A przecież to uprawnienie do kontrolowania naszych dochodów, jakie dzięki wykorzystaniu konstrukcji podatku dochodowego uzurpowała sobie władza, nie jest wcale obiektywnie konieczne do zapewnienia dochodów państwowych. Dostarczycielem dochodów państwowych mógłby być z powodzeniem tzw. ryczałtowy podatek osobisty, tzn. z góry na każdy rok określona kwota, którą powinien zapłacić każdy obywatel w ramach składki na państwo. Wysokości tego podatku nie można by w żaden sposób ukryć, dzięki temu każdy człowiek by wiedział, jakie są jego prawdziwe obciążenia fiskalne. W związku z tym rząd musiałby dostosowywać wymiar tego podatku do poziomu poniżej średniej dochodów ludności kraju, żeby nie rujnować podatników najuboższych. Sprzyjałoby to racjonalizowaniu, tj. ograniczaniu wydatków państwowych, a więc przywracaniu ludziom władzy nad ich własnymi pieniędzmi, stanowiłoby zachętę do wydajniejszej pracy, a także sprzyjałoby przejmowaniu przez sektor prywatny świadczenia usług np. medycznych, czy edukacyjnych, które państwo dzisiaj wmusza nam siłą, bo siłą ściąga haracz pod pretekstem dostarczania nam tych dobrodziejstw.
Ryczałtowy podatek osobisty budzi w wielu ludziach żywiołowy odruch sprzeciwu, który tłumaczą sobie pochlebnie jako reakcję w obronie sprawiedliwości. Tymczasem ze sprawiedliwością nie ma to nic wspólnego, a raczej - z patologicznym sposobem reagowania na nierówności społeczne.
Choroba czerwonych oczu
Nikt rozsądny nie domaga się przecież, by ludzie zamożniejsi płacili wyższe ceny, dajmy na to, za chleb, mięso, czy benzynę. Nikt, może poza ewidentnymi durniami, nie uważa, by takie zróżnicowanie było warunkiem sprawiedliwości. Dlaczego zatem bogatsi powinni płacić wyższą składkę na państwo, które w końcu też można potraktować jako rodzaj usługi w postaci bezpieczeństwa i wymiaru sprawiedliwości? A jednak przekonanie, że bogatsi powinni za te usługi płacić wyższą cenę, jest bardzo rozpowszechnione. Przecież podatek liniowy atakowany jest przede wszystkim dlatego, że bogatsi płaciliby tak sam PROCENT od dochodu, co biedniejsi, a przecież oznacza to, że za tę samą usługę w postaci "państwa" płaciliby nominalnie wielokrotnie więcej, co ubożsi. Jestem przekonany, że wynika to z upowszechniania się patologicznego sposobu reagowania na społeczne nierówności. Chińczycy nazywają tę reakcję "chorobą czerwonych oczu". Człowiek dotknięty tą przypadłością pragnie, by każdemu było tak źle, jak jemu. Gotów jest nawet poświęcić w tym celu własny interes.

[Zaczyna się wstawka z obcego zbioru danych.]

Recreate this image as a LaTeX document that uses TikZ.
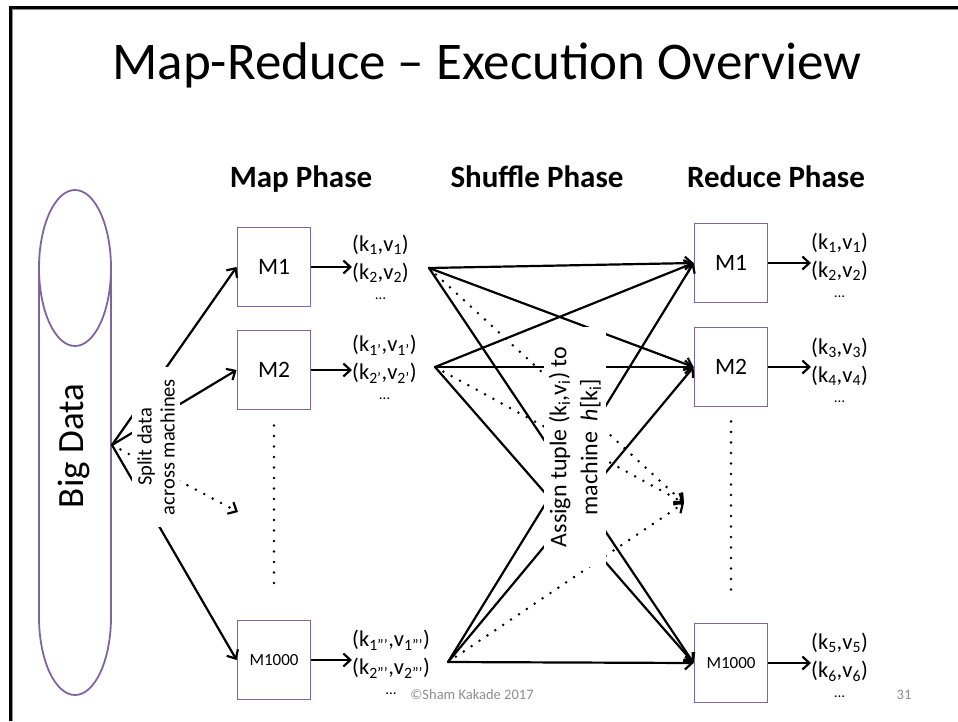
\documentclass[tikz,border=0pt]{standalone}
\usepackage{fontspec}
\setmainfont{Carlito}
\usetikzlibrary{arrows.meta}
\definecolor{boxpurple}{RGB}{128,100,162}
\definecolor{footgray}{RGB}{140,140,140}
\begin{document}
\begin{tikzpicture}[x=1pt,y=-1pt,
  mbox/.style={draw=boxpurple, line width=1.8pt, minimum width=73pt, minimum height=79pt, inner sep=0pt, font=\fontsize{23.5}{27}\selectfont},
  arr/.style={line width=2.2pt, -{Straight Barb[length=7pt,width=13pt,line width=2.2pt]}},
  darr/.style={arr, line cap=round, dash pattern=on 0pt off 9.5pt, line width=2.8pt},
  vdots/.style={line width=2.8pt, line cap=round, dash pattern=on 0pt off 10.5pt},
  tup/.style={align=center, font=\fontsize{22.5}{29}\selectfont, inner sep=0pt, anchor=north west},
  hdr/.style={font=\bfseries\fontsize{31}{36}\selectfont, anchor=base},
  lbl/.style={fill=white, rotate=90, align=center},
  foot/.style={text=footgray, font=\fontsize{14.5}{16}\selectfont, anchor=base},
  ]
\useasboundingbox (0,0) rectangle (958,721);
% slide frame
\draw[footgray, line width=1.2pt] (12,721) -- (12,9.5) -- (958,9.5);
\draw[black, line width=2.6pt] (10.3,721) -- (10.3,7.3) -- (958,7.3);

% title and headers
\node[anchor=base, font=\fontsize{53}{60}\selectfont] (title) at (487,79) {Map-Reduce – Execution Overview};
\node[hdr] (hmap) at (301,187) {Map Phase};
\node[hdr] (hshuf) at (537,187) {Shuffle Phase};
\node[hdr] (hred) at (776,187) {Reduce Phase};

% big data cylinder
\draw[boxpurple, line width=1.8pt] (75,268) ellipse [x radius=36, y radius=78];
\draw[boxpurple, line width=1.8pt] (39,268) -- (39,617) arc[start angle=180, end angle=0, x radius=36, y radius=78] -- (111,268);
\node[rotate=90, font=\fontsize{37}{40}\selectfont] (bigdata) at (74,446) {Big Data};
\coordinate (bd) at (112,445);

% map boxes
\node[mbox] (m1) at (274,267) {M1};
\node[mbox] (m2) at (274,370) {M2};
\node[mbox, font=\fontsize{17}{20}\selectfont] (m1000) at (274,660) {M1000};
\coordinate (md) at (238,512);

% reduce boxes
\node[mbox] (r1) at (731,263) {M1};
\node[mbox] (r2) at (731,367) {M2};
\node[mbox, font=\fontsize{17}{20}\selectfont] (r1000) at (731,663) {M1000};
\coordinate (rd) at (684,503);

% vertical dots
\draw[vdots, shorten <=15pt, shorten >=30pt] (m2.south) -- (m1000.north);
\draw[vdots, shorten <=14pt, shorten >=30pt] (r2.south) -- (r1000.north);

% map tuples
\node[tup] (t1) at (352,235) {(k\textsubscript{1},v\textsubscript{1})\\[-1pt](k\textsubscript{2},v\textsubscript{2})\\[-9pt]{\fontsize{15}{15}\selectfont …}};
\node[tup] (t2) at (352,335) {(k\textsubscript{1'},v\textsubscript{1'})\\[-1pt](k\textsubscript{2'},v\textsubscript{2'})\\[-9pt]{\fontsize{15}{15}\selectfont …}};
\node[tup] (t3) at (352,630) {(k\textsubscript{1'''},v\textsubscript{1'''})\\[-1pt](k\textsubscript{2'''},v\textsubscript{2'''})\\[-9pt]{\fontsize{15}{15}\selectfont …}};

% reduce tuples
\node[tup] (u1) at (811,233) {(k\textsubscript{1},v\textsubscript{1})\\[-1pt](k\textsubscript{2},v\textsubscript{2})\\[-9pt]{\fontsize{15}{15}\selectfont …}};
\node[tup] (u2) at (811,338) {(k\textsubscript{3},v\textsubscript{3})\\[-1pt](k\textsubscript{4},v\textsubscript{4})\\[-9pt]{\fontsize{15}{15}\selectfont …}};
\node[tup] (u3) at (811,633) {(k\textsubscript{5},v\textsubscript{5})\\[-1pt](k\textsubscript{6},v\textsubscript{6})\\[-9pt]{\fontsize{15}{15}\selectfont …}};

% box -> tuple arrows
\draw[arr] (m1.east) -- (t1.west |- m1.east);
\draw[arr] (m2.east) -- (t2.west |- m2.east);
\draw[arr] (m1000.east) -- (t3.west |- m1000.east);
\draw[arr] (r1.east) -- (u1.west |- r1.east);
\draw[arr] (r2.east) -- (u2.west |- r2.east);
\draw[arr] (r1000.east) -- (u3.west |- r1000.east);

% split arrows
\draw[arr] (bd) -- (m1.west);
\draw[arr] (bd) -- (m2.west);
\draw[arr] (bd) -- (m1000.west);
\draw[darr] (bd) -- (md);
\node[lbl, font=\fontsize{20.5}{23}\selectfont, inner xsep=12pt, inner ysep=5pt] (split) at (156,447) {Split data\\across machines};

% shuffle sources
\coordinate (s1) at (429,268);
\coordinate (s2) at (435,367);
\coordinate (s3) at (448,662);
\foreach \s in {s1,s2,s3}{
  \draw[arr] (\s) -- (r1.west);
  \draw[arr] (\s) -- (r2.west);
  \draw[arr] (\s) -- (r1000.west);
  \draw[darr] (\s) -- (rd);
}
\node[lbl, font=\fontsize{24}{31}\selectfont, inner xsep=20pt, inner ysep=5pt] (assign) at (575,447) {Assign tuple (k\textsubscript{i},v\textsubscript{i}) to\\machine\ \ \textit{h}[k\textsubscript{i}]};

% footer
\node[foot] (copy) at (472,699) {©Sham Kakade 2017};
\node[foot] (pnum) at (904,699) {31};
\end{tikzpicture}
\end{document}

Spotkałem się z takim przypadkiem osobiście, a obserwując kolejne kampanie wyborcze i rezultaty głosowań widzę, iż z roku na rok patologia ta upowszechnia się u nas coraz bardziej, przybierając charakter epidemii. Przypomina to anegdotkę o rewolucji październikowej w Rosji. Księżna słysząc dobiegającą z ulicy strzelaninę, posłała pokojówkę, by sprawdziła, co to za hałasy. - Wybuchła rewolucja, proszę księżnej pani. - Rewolucja, powiadasz gołąbeczko - zadumała się księżna. - A powiedz mi, czego chcą ci rewolucjoniści. - Chcą, żeby nie było bogatych - wyjaśniła pokojówka. - Żeby nie było bogatych... No proszę - a dekabryści chcieli, żeby nie było biednych!